Much like minting NFTs, the fundamental process for creating a DAO does require technical know-how. But we can imagine a near-term future that provides the community with an arsenal of tools that will make forming a DAO seamless and intuitive. The more people experiment and form an understanding of how DAOs operate now, the closer we’ll be to seeing a wider array of creative applications start to unfold.
If you want to take a crack at starting your own DAO, you’ll first need to have a wallet ready, and a network of peers to rally around your idea. Then you can work with your network to dream up your collective goals and determine your own set of rules.
Once you establish an approach for decision-making, you can encode that process into a smart contract (this is where things get technical). We won’t go too far into the details of how this works in this blog post, but some pre-existing DAO-creation platforms include Gnosis Safe, Moloch, Aragon, Colony, and DAOStack.
If you want to get fancy, you can also create a token, add liquidity, and supply your treasury. The token will be unique to the DAO, and can be used to manage your DAO’s ecosystem.
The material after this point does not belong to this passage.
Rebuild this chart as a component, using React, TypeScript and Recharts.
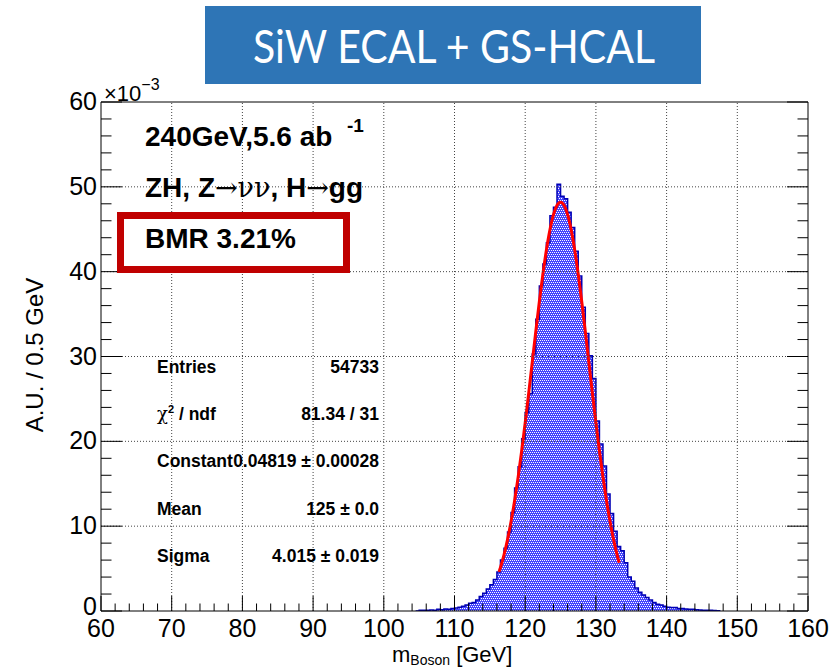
import React from "react";
import { ComposedChart, Area, Line, XAxis, YAxis, ReferenceLine } from "recharts";

const FONT = "'Liberation Sans', Arial, Helvetica, sans-serif";
const SERIF = "'DejaVu Serif', 'Liberation Serif', serif";

// histogram, 0.5 GeV bins starting at 104.5 GeV, values in units of 1e-3
const BIN_START = 104.5;
const BIN_WIDTH = 0.5;
const binValues = [
  0, 0.08, 0.1, 0.08, 0.12, 0.1, 0.2, 0.15, 0.25, 0.2,
  0.3, 0.35, 0.45, 0.55, 0.7, 0.9, 1.0, 1.3, 1.7, 2.1,
  2.6, 3.1, 3.7, 4.6, 6.0, 7.4, 9.3, 11.6, 14.5, 17.0,
  20.3, 23.4, 25.6, 30.3, 34.4, 38.3, 40.9, 43.4, 46.6, 47.6,
  50.3, 48.9, 48.6, 47.0, 45.2, 42.4, 39.5, 35.8, 32.7, 30.1,
  27.4, 22.4, 19.7, 17.1, 13.8, 11.5, 9.4, 7.6, 7.1, 5.7,
  4.0, 3.5, 2.7, 2.2, 1.9, 1.6, 1.3, 1.0, 0.8, 0.7,
  0.55, 0.45, 0.4, 0.4, 0.3, 0.3, 0.25, 0.2, 0.2, 0.15,
  0.12, 0.1, 0.1, 0.08, 0.05, 0.03,
];

// gaussian fit curve as drawn
const fitMass = [
  116.3, 116.5, 117, 117.5, 118, 118.5, 119, 119.5, 120, 120.5,
  121, 121.5, 122, 122.5, 123, 123.5, 124, 124.5, 125, 125.5,
  126, 126.5, 127, 127.5, 128, 128.5, 129, 129.5, 130, 130.5,
  131, 131.5, 132, 132.5, 133, 133.3,
];
const fitValues = [
  4.61, 5.13, 6.62, 8.42, 10.54, 13.0, 15.78, 18.86, 22.19, 25.71,
  29.34, 32.96, 36.45, 39.7, 42.57, 44.94, 46.72, 47.82, 48.19, 47.82,
  46.72, 44.94, 42.57, 39.7, 36.45, 32.96, 29.34, 25.71, 22.19, 18.86,
  15.78, 13.0, 10.54, 8.42, 6.62, 5.69,
];

const xGrid = [70, 80, 90, 100, 110, 120, 130, 140, 150];
const yGrid = [10, 20, 30, 40, 50];
const xTicks = Array.from({ length: 51 }, (_, i) => 60 + i * 2);
const yTicks = Array.from({ length: 31 }, (_, i) => i * 2);

const statNames = ["Entries", "chi2", "Constant", "Mean", "Sigma"];
const statValues = ["54733", "81.34 / 31", "0.04819 \u00b1 0.00028", "125 \u00b1 0.0", "4.015 \u00b1 0.019"];

const histData = [
  ...binValues.map((v, i) => ({ m: BIN_START + i * BIN_WIDTH, h: v })),
  { m: BIN_START + binValues.length * BIN_WIDTH, h: 0 },
];
const fitData = fitMass.map((m, i) => ({ m, f: fitValues[i] }));

function BottomTick(props: any) {
  const { x, y, payload } = props;
  const major = payload.value % 10 === 0;
  return (
    <g>
      <line x1={x} x2={x} y1={y} y2={y - (major ? 15 : 7.5)} stroke="#000" />
      {major && (
        <text x={x} y={y + 26} textAnchor="middle" fontSize={25} fontFamily={FONT} fill="#000">
          {payload.value}
        </text>
      )}
    </g>
  );
}

function TopTick(props: any) {
  const { x, y, payload } = props;
  const major = payload.value % 10 === 0;
  return <line x1={x} x2={x} y1={y} y2={y + (major ? 15 : 7.5)} stroke="#000" />;
}

function LeftTick(props: any) {
  const { x, y, payload } = props;
  const major = payload.value % 10 === 0;
  return (
    <g>
      <line x1={x} x2={x + (major ? 21 : 10.5)} y1={y} y2={y} stroke="#000" />
      {major && (
        <text
          x={x - 4}
          y={payload.value === 0 ? y + 4 : y + 8}
          textAnchor="end"
          fontSize={25}
          fontFamily={FONT}
          fill="#000"
        >
          {payload.value}
        </text>
      )}
    </g>
  );
}

function RightTick(props: any) {
  const { x, y, payload } = props;
  const major = payload.value % 10 === 0;
  return <line x1={x} x2={x - (major ? 21 : 10.5)} y1={y} y2={y} stroke="#000" />;
}

function StatName({ name, y }: { name: string; y: number }) {
  if (name === "chi2") {
    return (
      <text x={157} y={y} fontSize={17.5} fontFamily={FONT} fontWeight="bold">
        <tspan fontFamily={SERIF} fontWeight="normal" fontSize={18}>{"\u03c7"}</tspan>
        <tspan dy={-7} fontSize={11}>2</tspan>
        <tspan dy={7}>{" / ndf"}</tspan>
      </text>
    );
  }
  return (
    <text x={157} y={y} fontSize={17.5} fontFamily={FONT} fontWeight="bold">
      {name}
    </text>
  );
}

export default function App() {
  return (
    <div style={{ position: "absolute", left: 0, top: 0, width: 833, height: 670, background: "#fff" }}>
      <svg width={0} height={0} style={{ position: "absolute" }}>
        <defs>
          <pattern id="rootHatch" width="4" height="4" patternUnits="userSpaceOnUse">
            <rect width="4" height="4" fill="#4646ff" />
            <rect x="0" y="0" width="1" height="1" fill="#ffffff" />
            <rect x="2" y="0" width="1" height="1" fill="#ffffff" />
            <rect x="1" y="2" width="1" height="1" fill="#ffffff" />
            <rect x="3" y="2" width="1" height="1" fill="#ffffff" />
          </pattern>
        </defs>
      </svg>
      <ComposedChart width={833} height={670} margin={{ top: 92, right: 15, bottom: 9, left: 41 }}>
        <XAxis
          dataKey="m"
          type="number"
          domain={[60, 160]}
          ticks={xTicks}
          interval={0}
          allowDataOverflow
          height={50}
          tickSize={0}
          tickMargin={0}
          tickLine={false}
          axisLine={{ stroke: "#000" }}
          tick={(p: any) => <BottomTick {...p} />}
        />
        <XAxis
          xAxisId="top"
          orientation="top"
          type="number"
          domain={[60, 160]}
          ticks={xTicks}
          interval={0}
          allowDataOverflow
          height={10}
          tickSize={0}
          tickMargin={0}
          tickLine={false}
          axisLine={{ stroke: "#000" }}
          tick={(p: any) => <TopTick {...p} />}
        />
        <YAxis
          type="number"
          domain={[0, 60]}
          ticks={yTicks}
          interval={0}
          allowDataOverflow
          width={60}
          tickSize={0}
          tickMargin={0}
          tickLine={false}
          axisLine={{ stroke: "#000" }}
          tick={(p: any) => <LeftTick {...p} />}
        />
        <YAxis
          yAxisId="right"
          orientation="right"
          type="number"
          domain={[0, 60]}
          ticks={yTicks}
          interval={0}
          allowDataOverflow
          width={10}
          tickSize={0}
          tickMargin={0}
          tickLine={false}
          axisLine={{ stroke: "#000" }}
          tick={(p: any) => <RightTick {...p} />}
        />
        <Area
          data={histData}
          dataKey="h"
          type="stepAfter"
          fill="url(#rootHatch)"
          fillOpacity={1}
          stroke="#0000b4"
          strokeWidth={1.5}
          dot={false}
          activeDot={false}
          isAnimationActive={false}
        />
        <Line
          data={fitData}
          dataKey="f"
          type="monotone"
          stroke="#ff0000"
          strokeWidth={3}
          dot={false}
          activeDot={false}
          isAnimationActive={false}
        />
        {xGrid.map((v) => (
          <ReferenceLine key={"x" + v} x={v} stroke="#444" strokeDasharray="1 2" />
        ))}
        {yGrid.map((v) => (
          <ReferenceLine key={"y" + v} y={v} stroke="#444" strokeDasharray="1 2" />
        ))}
      </ComposedChart>

      <svg
        width={833}
        height={670}
        style={{ position: "absolute", left: 0, top: 0, pointerEvents: "none" }}
      >
        <rect x={205} y={6} width={496} height={78} fill="#2e75b6" />
        <text
          x={454}
          y={63}
          textAnchor="middle"
          fontSize={46}
          fontFamily="Lato, 'Open Sans', sans-serif"
          fill="#fff"
          textLength={402}
          lengthAdjust="spacingAndGlyphs"
        >
          SiW ECAL + GS-HCAL
        </text>

        <text x={104} y={101} fontSize={22} fontFamily={FONT}>
          {"\u00d710"}
          <tspan dy={-11} fontSize={16}>{"\u22123"}</tspan>
        </text>

        <text x={145} y={146} fontSize={28} fontFamily={FONT} fontWeight="bold">
          240GeV,5.6 ab
          <tspan x={347} y={132} fontSize={19}>-1</tspan>
        </text>
        <text x={145} y={197} fontSize={28} fontFamily={FONT} fontWeight="bold">
          ZH, Z
          <tspan fontFamily={SERIF} fontWeight="normal" fontSize={27}>{"\u2192\u03bd\u03bd"}</tspan>
          , H
          <tspan fontFamily={SERIF} fontWeight="normal" fontSize={27}>{"\u2192"}</tspan>
          gg
        </text>
        <rect x={120.5} y={215.5} width={226} height={54} fill="#fff" stroke="#c00000" strokeWidth={7} />
        <text x={145} y={248} fontSize={28} fontFamily={FONT} fontWeight="bold">
          BMR 3.21%
        </text>

        {statNames.map((n, i) => (
          <g key={n}>
            <StatName name={n} y={373 + i * 47.2} />
            <text x={379} y={373 + i * 47.2} textAnchor="end" fontSize={17.5} fontFamily={FONT} fontWeight="bold">
              {statValues[i]}
            </text>
          </g>
        ))}

        <text
          transform="translate(43,355) rotate(-90)"
          textAnchor="middle"
          fontSize={24}
          fontFamily={FONT}
        >
          A.U. / 0.5 GeV
        </text>
        <text x={392} y={662} fontSize={22} fontFamily={FONT}>
          m
          <tspan dy={3} fontSize={14}>Boson</tspan>
          <tspan dy={-3}>{" [GeV]"}</tspan>
        </text>
      </svg>
    </div>
  );
}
For example, maybe new members can join by purchasing and investing tokens into the DAO’s treasury—which in turn grants them voting rights, and a level of influence on the new possibilities being put forth by the group.
As the DAO grows, new members can join so that you can all make and vote on proposals collectively. Just remember that a DAO is owned by everyone who’s a part of it, so once you get it going, it won’t be “yours” anymore—it will belong to the collective.
DAOs transform the traditional model of a centralized business or organization, and reclaim ownership of what’s created by putting power in the hands of the community that built it.
Unlike centralized business models, all the decisions made by a DAO are decided by the community based on what will best serve the group’s needs and desires. Imagine if any of the tech giants of Web 2—like Facebook or Twitter, for example—were DAOs. How would that change the way that the platforms and their underlying technology were developed? DAOs are setting the stage for new models of community ownership and governance to emerge, which will enable the internet of the future to be more democratic, community-oriented, and participatory.
DAOs are growing in popularity and becoming applicable to more use cases every day. The explosion of NFTs across the internet has fueled interest in DAOs, and moving forward, we’ll likely see lots of people experimenting with how they can pool funds to make investments in the space.
We’ll also start to see more organizations (such as nonprofits, startups, and beyond) forming as DAOs, and more self-actualizing groups implementing DAOs to help govern new and exciting solutions for how we create value and think about ownership. This is just the beginning, and Foundation is making moves to open more possibilities for DAOs to seamlessly buy, create, engage with, or share NFTs collectively.